The militants, allied with al Qaeda, have vowed to avenge bin Laden's killing by U.S. forces in a Pakistani town on May 2.
"We will continue attacks on security forces until an Islamic system is implemented in Pakistan, because the Pakistani system is un-Islamic," Ehsanhullah Ehsan, a spokesman for the Pakistan Taliban, told Reuters, adding the attack was also in revenge for bin Laden's death.
The blast came two days after a brazen Taliban raid on a heavily guarded naval base in the southern city of Karachi that killed 10 military personnel and destroyed two aircraft.
The police station, in a military neighborhood, houses an office of the Criminal Investigation Department, which is responsible for investigating Islamist militants.
There is also a training facility for special forces and officers' residences nearby.
Senior provincial minister Bashir Bilour said up to 300 kg (660 lb) of explosives were used in the bomb that police said wounded 22 people.
Residents said the explosion rattled windows throughout the city. By midday, volunteers and rescue workers were removing rubble with spades, while bulldozers removed broken slabs of concrete.
Senior police officer Ejaz Khan said the bomber rammed his car into the station's gate, on the main road leading to Afghanistan through the Khyber Pass.
Another police officer said about 20 policemen were in the building when the attack happened.
"Three of our colleagues are still missing under the rubble and it will take another hour to clear the site," said officer Bahadur Khan.
"My colleague and I were on the roof, calling for dawn prayers, when all of a sudden there was a big explosion," said wounded policeman Muzaffar Khan. "We don't know what happened but the roof collapsed and we fell on the ground.
"I was trapped in the debris," he said. "I was screaming and crying for help. I was lucky that people pulled me out."
MILITARY UNDER PRESSURE
The police station is about a km (half a mile) from the U.S. consulate and in the same area where Taliban militants detonated a car bomb last week targeting a consular convoy.
One man was killed and about a dozen people were wounded, including two U.S. nationals, in that attack.

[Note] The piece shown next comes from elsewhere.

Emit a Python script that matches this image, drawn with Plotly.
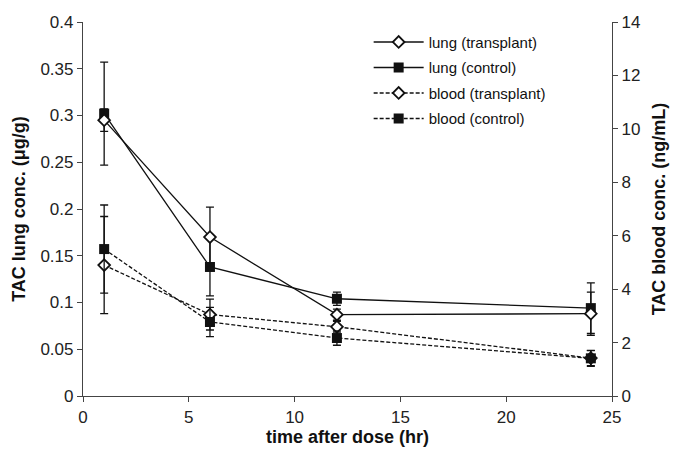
import plotly.graph_objects as go

time_hr = [1, 6, 12, 24]

lung_transplant = [0.295, 0.170, 0.087, 0.088]
lung_transplant_err = [0.012, 0.032, 0.006, 0.023]
lung_control = [0.302, 0.138, 0.104, 0.094]
lung_control_err = [0.055, 0.031, 0.007, 0.027]

blood_transplant = [4.9, 3.05, 2.59, 1.42]
blood_transplant_err = [1.82, 0.58, 0.20, 0.28]
blood_control = [5.5, 2.77, 2.17, 1.41]
blood_control_err = [1.65, 0.55, 0.27, 0.30]

names = ["lung (transplant)", "lung (control)", "blood (transplant)", "blood (control)"]

FONT = "Liberation Sans, Arial, sans-serif"
INK = "#111111"
DASH = "4px,2px"

def err(vals):
    return dict(type="data", array=vals, visible=True, color=INK, thickness=1.3, width=4)

sq = dict(symbol="square", size=10, color=INK, line=dict(color=INK, width=0))
dia = dict(symbol="diamond", size=9, color="white", line=dict(color=INK, width=1.8))

fig = go.Figure()
fig.add_trace(go.Scatter(
    x=time_hr, y=lung_control, name=names[1], mode="lines+markers",
    line=dict(color=INK, width=1.3), marker=sq,
    error_y=err(lung_control_err), yaxis="y", legendgroup="g2", legendrank=2))
fig.add_trace(go.Scatter(
    x=time_hr, y=lung_transplant, name=names[0], mode="lines+markers",
    line=dict(color=INK, width=1.3), marker=dia,
    error_y=err(lung_transplant_err), yaxis="y", legendgroup="g1", legendrank=1))
fig.add_trace(go.Scatter(
    x=time_hr, y=blood_transplant, name=names[2], mode="lines+markers",
    line=dict(color=INK, width=1.3, dash=DASH), marker=dia,
    error_y=err(blood_transplant_err), yaxis="y2", legendgroup="g3", legendrank=3))
fig.add_trace(go.Scatter(
    x=time_hr, y=blood_control, name=names[3], mode="lines+markers",
    line=dict(color=INK, width=1.3, dash=DASH), marker=sq,
    error_y=err(blood_control_err), yaxis="y2", legendgroup="g4", legendrank=4))

axis_common = dict(
    showgrid=False, zeroline=False, showline=True, linecolor="#444", linewidth=1.2,
    ticks="outside", ticklen=5, tickcolor="#444", tickwidth=1.2,
    tickfont=dict(family=FONT, size=17, color="#222"), automargin=False,
)

fig.update_layout(
    width=674, height=451,
    margin=dict(l=83, r=62, t=22, b=55),
    paper_bgcolor="white", plot_bgcolor="white",
    font=dict(family=FONT, color="#222"),
    xaxis=dict(range=[0, 25], dtick=5, **axis_common,
               title=dict(text="<b>time after dose (hr)</b>", font=dict(family=FONT, size=18, color="#111"), standoff=4)),
    yaxis=dict(range=[0, 0.4], dtick=0.05, **axis_common,
               title=dict(text="<b>TAC lung conc. (μg/g)</b>", font=dict(family=FONT, size=18, color="#111"), standoff=10)),
    yaxis2=dict(range=[0, 14], dtick=2, overlaying="y", side="right", **axis_common,
                title=dict(text="<b>TAC blood conc. (ng/mL)</b>", font=dict(family=FONT, size=18, color="#111"), standoff=12)),
    legend=dict(x=0.54, y=0.99, xanchor="left", yanchor="top", bgcolor="rgba(0,0,0,0)",
                font=dict(family=FONT, size=15, color="#111"), itemwidth=50,
                traceorder="grouped", tracegroupgap=3),
    showlegend=True,
)

fig.write_html("out.html")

The commander of the naval base attacked by militants on Sunday was relieved of his command, the Navy said in a statement on Wednesday, a rare sign of accountability in the powerful military establishment.

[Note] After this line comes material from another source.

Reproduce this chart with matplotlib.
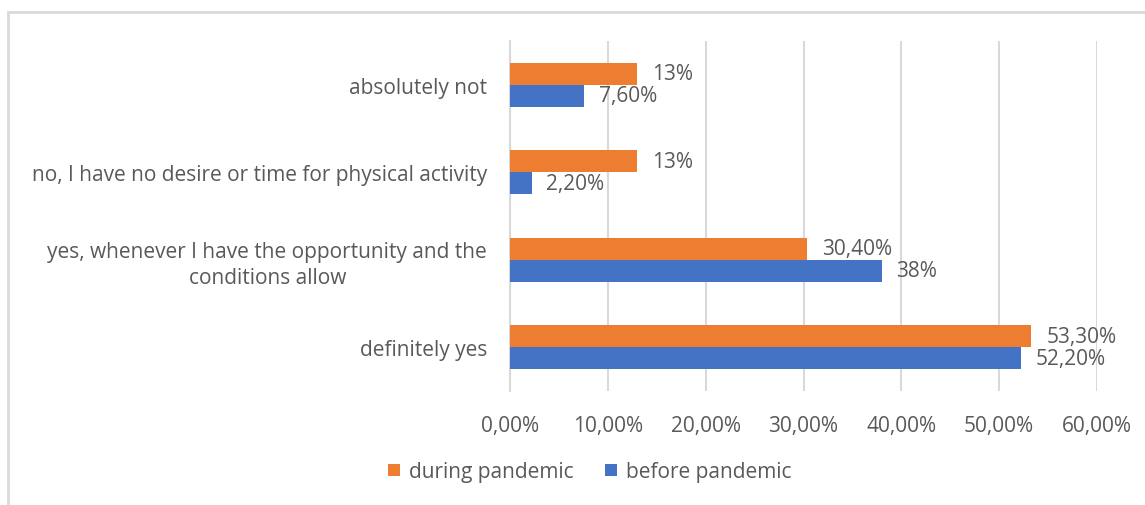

"Commodore Raja Tahir has been relieved from his duties with immediate effect," it said adding an inquiry had been ordered to investigate the attack.
The string of attacks by al Qaeda-linked militants has raised concern about the possible presence of Islamist sympathizers within the military, which controls Pakistan's nuclear weapons.
A 2008 U.S. diplomatic cable released by WikiLeaks revealed U.S. concern that officers at a prestigious army institution were largely biased against the United States, a key ally which has given Pakistan more than $20 billion in aid over the past decade, about two-thirds of it military.
The military is also facing accusations of either incompetence, or possibly complicity, after it became clear that bin Laden had been hiding out in Abbottabad, a garrison town north of the capital, for several years before he was shot dead by U.S. forces.
After bin Laden's killing, some Pakistanis have questioned whether the funding for the military is really worth it. Pakistan spent 442.2 billion rupees ($5.15 billion), about 20 percent of its 2010/11 budget, on defense last year -- an increase of 17 percent from the year before.
This year it plans to spend 495 billion rupees ($5.76 billion), officials say.
"To me, it defies logic for allocating so much on defense," said Asad Shafqat, a banker in Karachi.
The government showed no signs of even light criticisms of the powerful military establishment. Prime Minister Yusuf Raza Gilani expressed "full support" for the armed forces.
Experts said changes in defense spending were unlikely.
"The balance between defense and social development has to change but I don't see that happening in the short term," said Shafqat Mahmood, a political analyst based in Lahore.
"Recent events have shown that we have to improve our defense and vulnerabilities."